All of the analysis of the previous section applies, with only minor modifications:

The point $(0,0)$ inside the square continues to be associated with the point $(0,0)$ [i.e. the exact center] of the circle.

For a point inside the square of coordinates $(x,y) \neq (0,0)$, when you compute $~\displaystyle S = \sqrt{x^2 + y^2},$ and then compute $\theta$ in accordance with the previous analysis, you then need to compute

$$s = S \times \frac{r}{R}. \tag1 $$

That is, you are simply applying a scaling factor to the distance of the point $(x,y)$ to the center of the square. Then, having converted $(S,\theta)$ to $(s,\theta)$, you proceed as per the analysis in the previous section.

For the inverse algorithm, you simply apply the scaling factor, in reverse.

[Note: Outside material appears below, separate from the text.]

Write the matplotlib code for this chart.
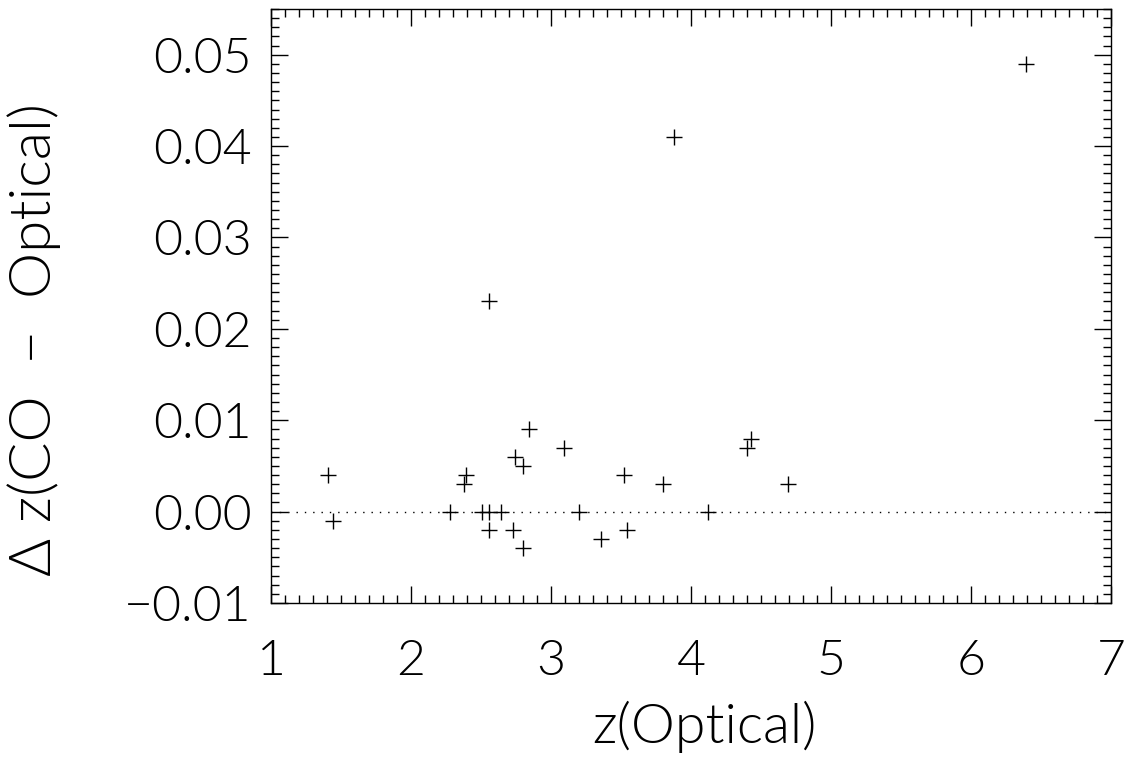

That is, having identified the specific $(s,\theta)$ coordinate inside the circle, you then compute

$$S = s \times \frac{R}{r}. \tag2 $$

Then, after $(s,\theta)$ has been converted into $(S,\theta)$ you follow the approach documented in the previous section to convert this into the coordinates $(x,y)$.

Answer 4

Call $p$ the position of the cursor and $c$ the center of the large circle. First, we move the origin to be the center of the circle by considering the vector $v=p-c$ so that $v$ is pointing from the center of circle in the direction of $p$. Now we normalize $v$ to $u= \frac{v}{\vert v \vert}$ which is the unit vector in the direction of $v$. Say the radius of the large circle is $R$ and the radius of the black dot is $r$ This means the boundary point on the big circle will be $Ru$ and from there we can see shortening the vector by $r$ will give us the center point of the black dot, which is to say $(R-r)u$. Finally, we need to move the origin back by adding $c$ to get the final coordinates since we subtracted it off initially which gives us $(R-r)u+c$. This is just the naïve geometric method translated into vectors.